* RAW RECORDS:
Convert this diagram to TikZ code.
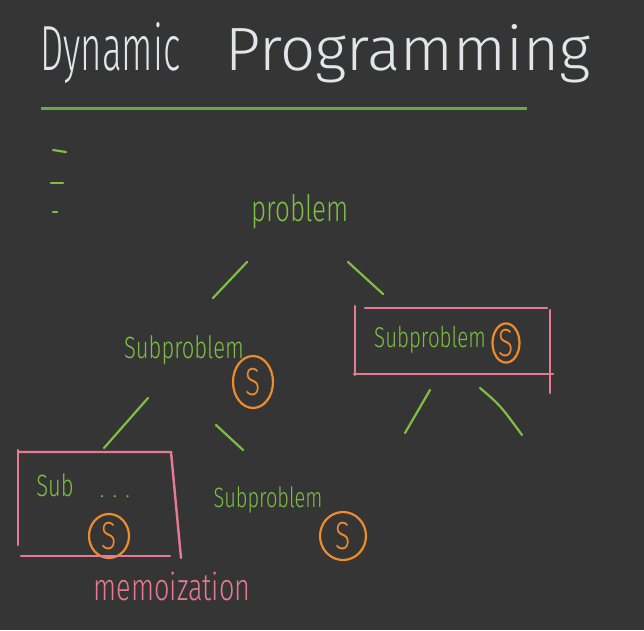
\documentclass[tikz,border=0pt]{standalone}
\usepackage{fontspec}
\IfFontExistsTF{Fira Sans Light}{\setmainfont{Fira Sans Light}}{\setmainfont{Liberation Sans}}
\usetikzlibrary{shapes.geometric}
\definecolor{bg}{HTML}{353535}
\definecolor{chalk}{HTML}{E2E6EA}
\definecolor{grn}{HTML}{7DBE45}
\definecolor{ttl}{HTML}{6AAA3C}
\definecolor{pnk}{HTML}{E57A92}
\definecolor{org}{HTML}{EC8C2C}
\newcommand\handtall[1]{\scalebox{1}[1.4]{#1}}
\begin{document}
\begin{tikzpicture}[x=1pt,y=-1pt,
  greentext/.style={text=grn,font=\fontsize{22}{22}\selectfont,inner sep=0pt},
  titletext/.style={text=chalk,anchor=base west,inner sep=0pt},
  branch/.style={draw=grn,line width=2.2pt,line cap=round},
  memobox/.style={draw=pnk,line width=2.4pt,line cap=round},
  cached/.style={ellipse,draw=org,line width=2.2pt,text=org,font=\fontsize{28}{28}\selectfont,inner sep=0pt}]
\fill[bg] (0,0) rectangle (644,630);
\useasboundingbox (0,0) rectangle (644,630);

% title
\node[titletext] (t1) at (40,70) {\resizebox{140pt}{48pt}{Dynamic}};
\node[titletext] (t2) at (225,70) {\resizebox{365pt}{46pt}{Programming}};
\draw[ttl,line width=3pt] (41,108) -- (527,108);

% dashes
\draw[branch] (53,150) -- (66,152);
\draw[branch] (51,183) -- (63,183);
\draw[branch] (53,212) -- (57,212);

% tree texts
\node[greentext,font=\fontsize{26}{26}\selectfont] (root) at (300,212) {\handtall{problem}};
\node[greentext] (left) at (184,350) {\handtall{Subproblem}};
\node[cached,minimum width=40pt,minimum height=52pt] (sL) at (253,382) {\handtall{S}};
\node[greentext,font=\fontsize{20.5}{20.5}\selectfont] (right) at (430,340) {\handtall{Subproblem}};
\node[cached,minimum width=27pt,minimum height=38pt] (sR) at (506,343) {\handtall{S}};
\node[greentext] (ll) at (55,485) {\handtall{Sub}};
\node[greentext] (dots) at (115,497) {. . .};
\node[cached,minimum width=40pt,minimum height=44pt] (sLL) at (109,536) {\handtall{S}};
\node[greentext,font=\fontsize{20}{20}\selectfont] (lm) at (268,500) {\handtall{Subproblem}};
\node[cached,minimum width=46pt,minimum height=48pt] (sLM) at (343,536) {\handtall{S}};
\node[text=pnk,font=\fontsize{27}{27}\selectfont,inner sep=0pt] (memo) at (172,586) {\handtall{memoization}};

% branches
\coordinate (a1) at (247,262); \coordinate (a2) at (213,298);
\coordinate (b1) at (348,262); \coordinate (b2) at (383,294);
\coordinate (c1) at (148,398); \coordinate (c2) at (104,448);
\coordinate (d1) at (216,425); \coordinate (d2) at (243,450);
\coordinate (e1) at (430,390); \coordinate (e2) at (405,433);
\coordinate (f1) at (480,388); \coordinate (f2) at (522,435);
\draw[branch] (a1) -- (a2);
\draw[branch] (b1) -- (b2);
\draw[branch] (c1) -- (c2);
\draw[branch] (d1) -- (d2);
\draw[branch] (e1) -- (e2);
\draw[branch] (f1) .. controls (500,405) .. (f2);

% memo boxes
\draw[memobox] (365,308) -- (547,308);
\draw[memobox] (355,306) -- (355,375);
\draw[memobox] (354,374) -- (553,374);
\draw[memobox] (550,310) -- (550,393);
\draw[memobox] (19,452) -- (171,452) -- (181,558);
\draw[memobox] (18,450) -- (18,545);
\draw[memobox] (21,556) -- (170,556);
\end{tikzpicture}
\end{document}
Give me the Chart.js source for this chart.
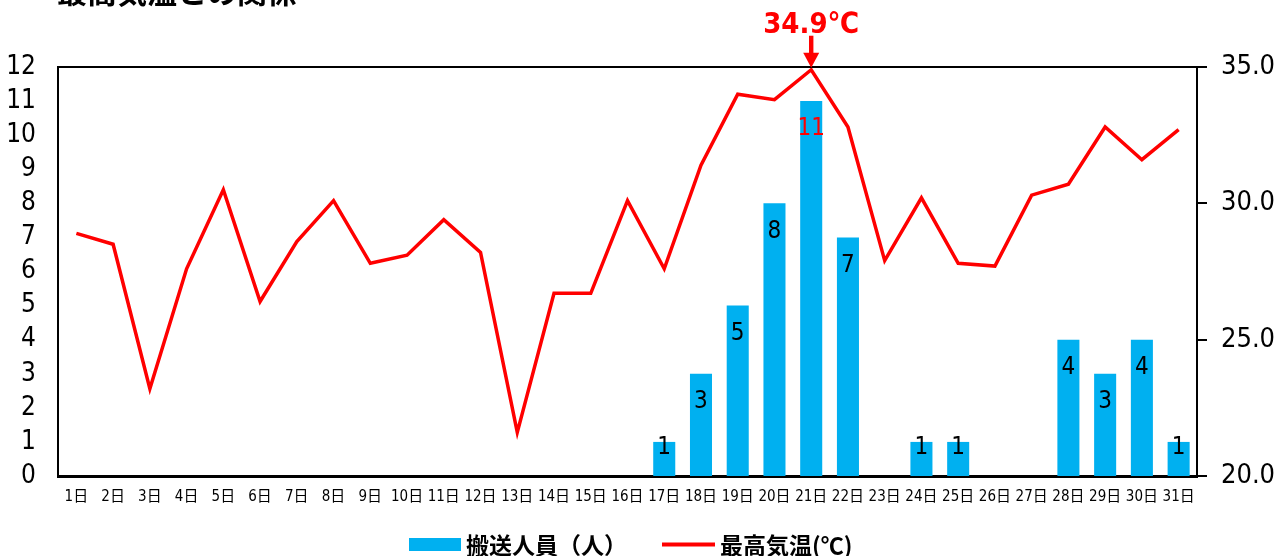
<!DOCTYPE html>
<html lang="ja">
<head>
<meta charset="utf-8">
<script src="https://cdn.jsdelivr.net/npm/chart.js@4.4.1/dist/chart.umd.min.js"></script>
<style>
  html, body { margin: 0; padding: 0; background: #fff; }
  #wrap { width: 1275px; height: 556px; position: relative; }
</style>
</head>
<body>
<div id="wrap"><canvas id="c"></canvas></div>
<script>
// ---- data ----
const days = ['1日','2日','3日','4日','5日','6日','7日','8日','9日','10日','11日','12日','13日','14日','15日','16日',
              '17日','18日','19日','20日','21日','22日','23日','24日','25日','26日','27日','28日','29日','30日','31日'];
const transported = [0,0,0,0,0,0,0,0,0,0,0,0,0,0,0,0,1,3,5,8,11,7,0,1,1,0,0,4,3,4,1];
const maxTemp = [28.9,28.5,23.2,27.6,30.5,26.4,28.6,30.1,27.8,28.1,29.4,28.2,21.6,26.7,26.7,30.1,
                 27.6,31.4,34.0,33.8,34.9,32.8,27.9,30.2,27.8,27.7,30.3,30.7,32.8,31.6,32.7];
const leftTicks = [0,1,2,3,4,5,6,7,8,9,10,11,12];
const rightTicks = [20,25,30,35];
const seriesNames = ['搬送人員（人）', '最高気温(℃)'];
const titleText = '最高気温との関係';
const peakIndex = 20;
const peakLabel = '34.9℃';

const BLUE = '#00B0F0';
const RED = '#FF0000';
const NUM_FONT = "'Liberation Sans Narrow', 'DejaVu Sans Condensed', 'Noto Sans CJK JP', sans-serif";
const JP_FONT = "'Noto Sans CJK JP', sans-serif";

const decor = {
  id: 'decor',
  afterDatasetsDraw(chart) {
    const ctx = chart.ctx;
    const a = chart.chartArea;
    // bar value labels
    const barMeta = chart.getDatasetMeta(0);
    ctx.save();
    ctx.font = "24px " + NUM_FONT;
    ctx.textAlign = 'center';
    ctx.textBaseline = 'middle';
    barMeta.data.forEach((el, i) => {
      const v = transported[i];
      if (!v) return;
      const h = el.base - el.y;
      const y = h > 50 ? el.y + 28 : el.y + 6;
      ctx.fillStyle = (i === peakIndex) ? RED : '#000';
      ctx.fillText(String(v), el.x, y);
    });
    ctx.restore();

    // plot frame (top line)
    ctx.save();
    ctx.strokeStyle = '#000';
    ctx.lineWidth = 2;
    ctx.beginPath();
    ctx.moveTo(a.left, a.top);
    ctx.lineTo(a.right, a.top);
    ctx.stroke();
    ctx.restore();

    // peak annotation
    const lineMeta = chart.getDatasetMeta(1);
    const p = lineMeta.data[peakIndex];
    ctx.save();
    ctx.fillStyle = RED;
    ctx.font = "bold 29px " + NUM_FONT;
    ctx.textAlign = 'center';
    ctx.textBaseline = 'middle';
    ctx.fillText(peakLabel, p.x, p.y - 44);
    ctx.fillRect(p.x - 2.2, p.y - 34, 4.4, 18);
    ctx.beginPath();
    ctx.moveTo(p.x - 8, p.y - 17);
    ctx.lineTo(p.x + 8, p.y - 17);
    ctx.lineTo(p.x, p.y - 2);
    ctx.closePath();
    ctx.fill();
    ctx.restore();

    // title (cropped at top)
    ctx.save();
    ctx.fillStyle = '#000';
    ctx.font = "bold 30px " + JP_FONT;
    ctx.textAlign = 'left';
    ctx.textBaseline = 'alphabetic';
    ctx.fillText(titleText, 57, 3);
    ctx.restore();

    // legend
    ctx.save();
    ctx.fillStyle = BLUE;
    ctx.fillRect(409, 538, 52, 13);
    ctx.strokeStyle = RED;
    ctx.lineWidth = 4;
    ctx.beginPath();
    ctx.moveTo(662, 544.5);
    ctx.lineTo(715, 544.5);
    ctx.stroke();
    ctx.fillStyle = '#000';
    ctx.font = "bold 23px " + JP_FONT;
    ctx.textAlign = 'left';
    ctx.textBaseline = 'middle';
    ctx.fillText(seriesNames[0], 466, 545);
    ctx.fillText(seriesNames[1], 720, 545);
    ctx.restore();
  }
};

new Chart(document.getElementById('c'), {
  type: 'bar',
  data: {
    labels: days,
    datasets: [
      {
        type: 'bar',
        label: seriesNames[0],
        data: transported,
        backgroundColor: BLUE,
        borderWidth: 0,
        categoryPercentage: 1.0,
        barPercentage: 0.6,
        yAxisID: 'y',
        order: 1
      },
      {
        type: 'line',
        label: seriesNames[1],
        data: maxTemp,
        borderColor: RED,
        backgroundColor: RED,
        borderWidth: 3.5,
        pointRadius: 0,
        tension: 0,
        fill: false,
        yAxisID: 'y1',
        order: 0
      }
    ]
  },
  options: {
    responsive: true,
    maintainAspectRatio: false,
    animation: false,
    devicePixelRatio: 1,
    layout: { padding: { top: 67, left: 0, right: 0, bottom: 0 } },
    plugins: {
      legend: { display: false },
      tooltip: { enabled: false },
      title: { display: false }
    },
    scales: {
      x: {
        grid: { display: false, drawTicks: false },
        border: { display: true, color: '#000', width: 3 },
        ticks: {
          color: '#000',
          font: { family: NUM_FONT, size: 15 },
          padding: 12,
          maxRotation: 0,
          autoSkip: false
        },
        afterFit(s) { s.height = 80; }
      },
      y: {
        position: 'left',
        min: 0,
        max: 12,
        grid: { display: false, drawTicks: false },
        border: { display: true, color: '#000', width: 2 },
        afterBuildTicks(s) { s.ticks = leftTicks.map(v => ({ value: v })); },
        ticks: {
          color: '#000',
          font: { family: NUM_FONT, size: 26 },
          padding: 22,
          autoSkip: false
        },
        afterFit(s) { s.width = 58; }
      },
      y1: {
        position: 'right',
        min: 20,
        max: 35,
        grid: { display: true, drawOnChartArea: false, drawTicks: true, tickLength: 10, color: '#000', lineWidth: 2 },
        border: { display: true, color: '#000', width: 2 },
        afterBuildTicks(s) { s.ticks = rightTicks.map(v => ({ value: v })); },
        ticks: {
          color: '#000',
          font: { family: NUM_FONT, size: 27 },
          padding: 14,
          autoSkip: false,
          callback: (v) => Number(v).toFixed(1)
        },
        afterFit(s) { s.width = 78; }
      }
    }
  },
  plugins: [decor]
});
</script>
</body>
</html>
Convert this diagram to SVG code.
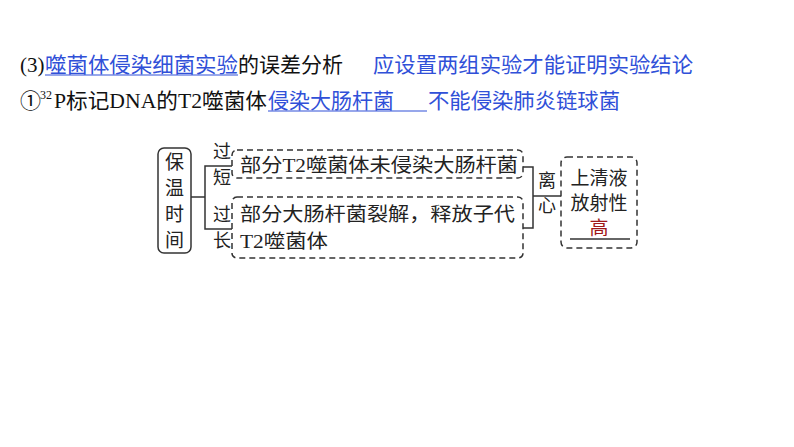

* STATED EXERCISE:
Exactly as written, please give again the lines from the beginning of the listing through the line containing "(53,212) -- (57,212);", inclusive, without any pictures.

* RESULT FOR THIS EXERCISE:
Convert this diagram to TikZ code.
\documentclass[tikz,border=0pt]{standalone}
\usepackage{fontspec}
\IfFontExistsTF{Fira Sans Light}{\setmainfont{Fira Sans Light}}{\setmainfont{Liberation Sans}}
\usetikzlibrary{shapes.geometric}
\definecolor{bg}{HTML}{353535}
\definecolor{chalk}{HTML}{E2E6EA}
\definecolor{grn}{HTML}{7DBE45}
\definecolor{ttl}{HTML}{6AAA3C}
\definecolor{pnk}{HTML}{E57A92}
\definecolor{org}{HTML}{EC8C2C}
\newcommand\handtall[1]{\scalebox{1}[1.4]{#1}}
\begin{document}
\begin{tikzpicture}[x=1pt,y=-1pt,
  greentext/.style={text=grn,font=\fontsize{22}{22}\selectfont,inner sep=0pt},
  titletext/.style={text=chalk,anchor=base west,inner sep=0pt},
  branch/.style={draw=grn,line width=2.2pt,line cap=round},
  memobox/.style={draw=pnk,line width=2.4pt,line cap=round},
  cached/.style={ellipse,draw=org,line width=2.2pt,text=org,font=\fontsize{28}{28}\selectfont,inner sep=0pt}]
\fill[bg] (0,0) rectangle (644,630);
\useasboundingbox (0,0) rectangle (644,630);

% title
\node[titletext] (t1) at (40,70) {\resizebox{140pt}{48pt}{Dynamic}};
\node[titletext] (t2) at (225,70) {\resizebox{365pt}{46pt}{Programming}};
\draw[ttl,line width=3pt] (41,108) -- (527,108);

% dashes
\draw[branch] (53,150) -- (66,152);
\draw[branch] (51,183) -- (63,183);
\draw[branch] (53,212) -- (57,212);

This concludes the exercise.